### Requirements
Skip all pictures. Write out the data below from its first line through the line that contains "(o) rectangle (tr);".
|---|
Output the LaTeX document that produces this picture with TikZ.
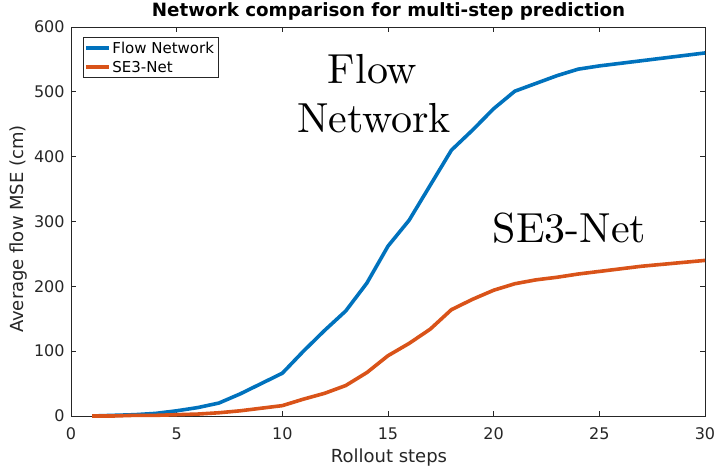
\documentclass[tikz,border=0pt]{standalone}
\usepackage{fontspec}
\newfontfamily\plotfont{DejaVu Sans}
\newfontfamily\annfont{lmroman10-regular}[Extension=.otf]
\usetikzlibrary{positioning}
\definecolor{flowblue}{RGB}{0,114,189}
\definecolor{seorange}{RGB}{217,83,25}
\definecolor{axgray}{RGB}{38,38,38}

\begin{document}
\begin{tikzpicture}[x=1pt,y=1pt,line width=0.8pt,
	flowline/.style={flowblue,line width=3.6pt,line join=round},
	seline/.style={seorange,line width=3.6pt,line join=round},
	ticklab/.style={text=axgray,inner sep=0pt,font=\plotfont\fontsize{16}{18}\selectfont},
	axlab/.style={text=axgray,inner sep=0pt,font=\plotfont\fontsize{18}{20}\selectfont},
	leglab/.style={text=black,inner sep=0pt,font=\plotfont\fontsize{15}{17}\selectfont},
	bigtxt/.style={inner sep=0pt,font=\annfont\fontsize{42}{49}\selectfont}]
\useasboundingbox (0,0) rectangle (715,466);

\begin{scope}[shift={(71,50)},x=21.133pt,y=0.6483pt]
\coordinate (o) at (0,0);
\coordinate (tr) at (30,600);

%x ticks
\foreach \i in {0,5,...,30}{
	\draw[axgray] (\i,0)--++(0,5pt);
	\draw[axgray] (\i,600)--++(0,-5pt);
	\node[ticklab,below=11pt] (xl\i) at (\i,0) {\i};
}
%y ticks
\foreach \j in {0,100,...,600}{
	\draw[axgray] (0,\j)--++(5pt,0);
	\draw[axgray] (30,\j)--++(-5pt,0);
	\node[ticklab,left=6pt] (yl\j) at (0,\j) {\j};
}
\draw[axgray] (o) rectangle (tr);

%flow network
\draw[flowline] plot coordinates {(1,0) (2,1) (3,2) (4,4) (5,8) (6,13) (7,20) (8,34) (9,50) (10,66) (11,100) (12,132) (13,162) (14,205) (15,262) (16,302) (17,356) (18,410) (19,441) (20,474) (21,501) (22,513) (23,525) (24,535) (25,540) (26,544) (27,548) (28,552) (29,556) (30,560)};
%se3-net
\draw[seline] plot coordinates {(1,0) (2,0) (3,1) (4,1) (5,2) (6,3) (7,5) (8,8) (9,12) (10,16) (11,26) (12,35) (13,47) (14,67) (15,93) (16,112) (17,134) (18,164) (19,180) (20,194) (21,204) (22,210) (23,214) (24,219) (25,223) (26,227) (27,231) (28,234) (29,237) (30,240)};

\node[bigtxt,anchor=base] (flowA) at (14.27,513.6) {Flow};
\node[bigtxt,anchor=base] (flowB) at (14.34,438) {Network};
\node[bigtxt,anchor=base] (setxt) at (23.59,267) {SE3-Net};
\end{scope}

%legend
\node[draw=axgray,fill=white,minimum width=135,minimum height=40,inner sep=0pt] (legbox) at (150.5,409) {};
\coordinate (lf1) at (86,418);
\coordinate (lf2) at (109,418);
\coordinate (ls1) at (86,399);
\coordinate (ls2) at (109,399);
\draw[flowline] (lf1)--(lf2);
\draw[seline] (ls1)--(ls2);
\node[leglab,right=3pt of lf2] (legflow) {Flow Network};
\node[leglab,right=3pt of ls2] (legse) {SE3-Net};

%title and labels
\node[anchor=base,inner sep=0pt,font=\plotfont\bfseries\fontsize{18.3}{20}\selectfont] (title) at (388.5,449) {Network comparison for multi-step prediction};
\node[axlab,anchor=base] (xlab) at (389,4) {Rollout steps};
\node[axlab,rotate=90] (ylab) at (18.5,237) {Average flow MSE (cm)};
\end{tikzpicture}
\end{document}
|---|
### Complete output
Output the LaTeX document that produces this picture with TikZ.
\documentclass[tikz,border=0pt]{standalone}
\usepackage{fontspec}
\newfontfamily\plotfont{DejaVu Sans}
\newfontfamily\annfont{lmroman10-regular}[Extension=.otf]
\usetikzlibrary{positioning}
\definecolor{flowblue}{RGB}{0,114,189}
\definecolor{seorange}{RGB}{217,83,25}
\definecolor{axgray}{RGB}{38,38,38}

\begin{document}
\begin{tikzpicture}[x=1pt,y=1pt,line width=0.8pt,
	flowline/.style={flowblue,line width=3.6pt,line join=round},
	seline/.style={seorange,line width=3.6pt,line join=round},
	ticklab/.style={text=axgray,inner sep=0pt,font=\plotfont\fontsize{16}{18}\selectfont},
	axlab/.style={text=axgray,inner sep=0pt,font=\plotfont\fontsize{18}{20}\selectfont},
	leglab/.style={text=black,inner sep=0pt,font=\plotfont\fontsize{15}{17}\selectfont},
	bigtxt/.style={inner sep=0pt,font=\annfont\fontsize{42}{49}\selectfont}]
\useasboundingbox (0,0) rectangle (715,466);

\begin{scope}[shift={(71,50)},x=21.133pt,y=0.6483pt]
\coordinate (o) at (0,0);
\coordinate (tr) at (30,600);

%x ticks
\foreach \i in {0,5,...,30}{
	\draw[axgray] (\i,0)--++(0,5pt);
	\draw[axgray] (\i,600)--++(0,-5pt);
	\node[ticklab,below=11pt] (xl\i) at (\i,0) {\i};
}
%y ticks
\foreach \j in {0,100,...,600}{
	\draw[axgray] (0,\j)--++(5pt,0);
	\draw[axgray] (30,\j)--++(-5pt,0);
	\node[ticklab,left=6pt] (yl\j) at (0,\j) {\j};
}
\draw[axgray] (o) rectangle (tr);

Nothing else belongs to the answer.